The influence that Philip Johnson had on midcentury architecture in New Canaan, Connecticut is undeniable. While his iconic Glass House usually garners the most attention, there are also five other modern homes he designed in the area—one of which is waiting for someone new to move in.
Lucky for prospective homeowners who are looking for an iconic gem, the Wiley House is for sale after being in the hands of the same homeowner for more than 20 years. Since the property has been on the market for a little more than a year, the price has dropped from $14 million to $12 million to reflect current market conditions.
Johnson built the Wiley House at a time when the midcentury movement was booming, especially in New Canaan. While more and more architects were beginning to build minimal structures that fit into the surrounding nature, his second glass pavilion-style house was born. Unlike the Glass House, which has become a cherished relic, this home has endured through multiple life stages and has had to adapt over time.
About ten years ago, homeowner Frank Gallipoli—the president of Freepoint Commodities—recruited architecture firm Roger Ferris + Partners to make some much-needed updates. One of the biggest projects Roger Ferris took on was to transform the 19th-century barn that had been on the property when Johnson bought it. Gallipoli wanted a place to store his extensive art collection, so it was turned into his own personal gallery. Ferris also restored the main house as well as built a pool house and a new garage.

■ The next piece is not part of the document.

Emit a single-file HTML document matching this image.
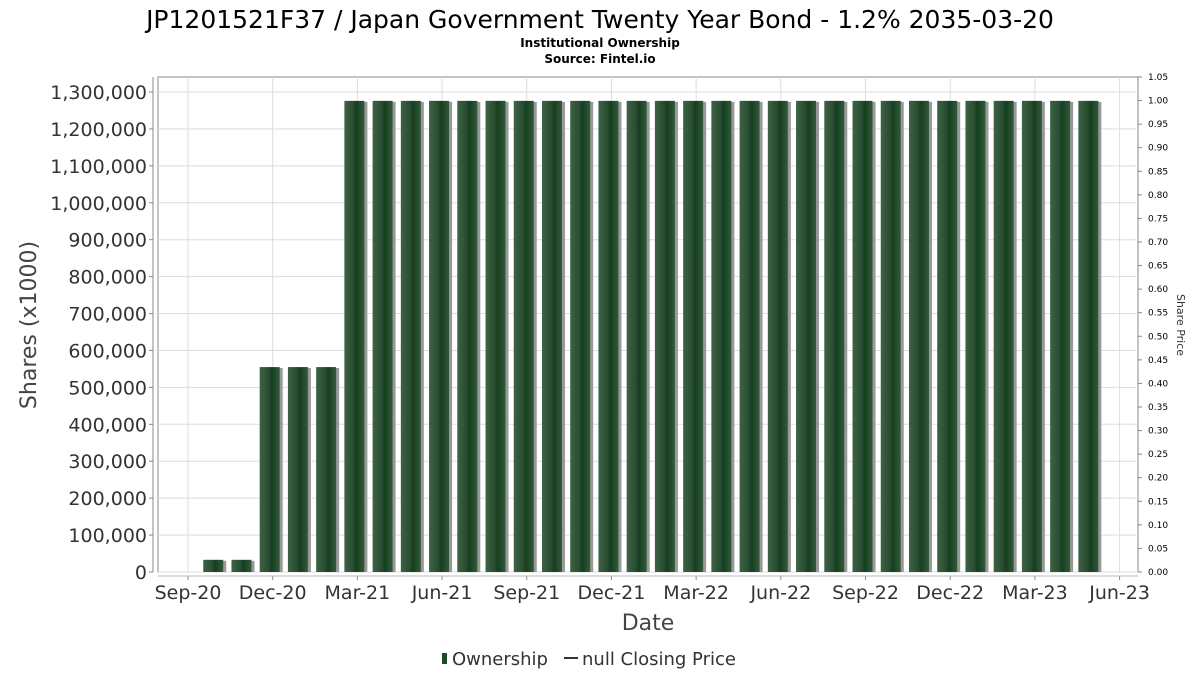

Built in 1953, the Wiley House is made up of a single glass-and-wood rectangular pavilion that’s perched on top of a rectangular box made of stone and concrete. Johnson chose the six-acre plot of land himself and was particularly fond of the natural slopes of the site, which is surrounded by hickory trees.
Taking a peek into the new pool house that helps enclose the area, you can see how the sloped land and the original stone walls allow it to remain surprisingly hidden from the outside.
Shown here is a view of the stone and concrete structure that supports the cantilevered glass pavilion. The bottom section holds four bedrooms, bathrooms, and a sitting room. The glass and wood pavilion on top houses a combined living, dining, and kitchen space—all which is surrounded by 15-foot-tall windows.
The stone treatment works as a connecting factor throughout the property and preserves a building practice that was common at the time.
Out of the 3,544 square feet of the residence, 1,000 square feet of it comes from the pavilion. The corner of the open living room contains a suspended fireplace, oversized German speakers, and a pair of Barcelona chairs by Ludwig Mies Van Der Rohe.
Take a peek into the edge of the 19th-century barn that Ferris transformed into a gallery. The traditional barn structure was retained while the interior was turned into a minimal and open canvas for the current homeowner’s art collection. It’ll be interesting to see how the next owner utilizes the space.
Since the large windows had gone through some harsh wear and tear over the years, Ferris decided to replace the old window panels with new double-paned windows while following Johnson’s original drawings. Ferris personally knew Johnson and made sure to stick to his vision when restoring the house.
Shown here is the sitting room from the bottom half of the main house. As an art collector, the current homeowner has filled the entire interior with bold statement pieces.
Ferris respected the original stone-and-concrete foundations while making some modern additions.
The new pool house and transformed barn that were created by Roger Ferris + Partners during a recent renovation, work together to create a courtyard that borders the original swimming pool. While a very similar circular pool can be found at the Glass House, this one features a lily pad diving platform that's finished with red tile.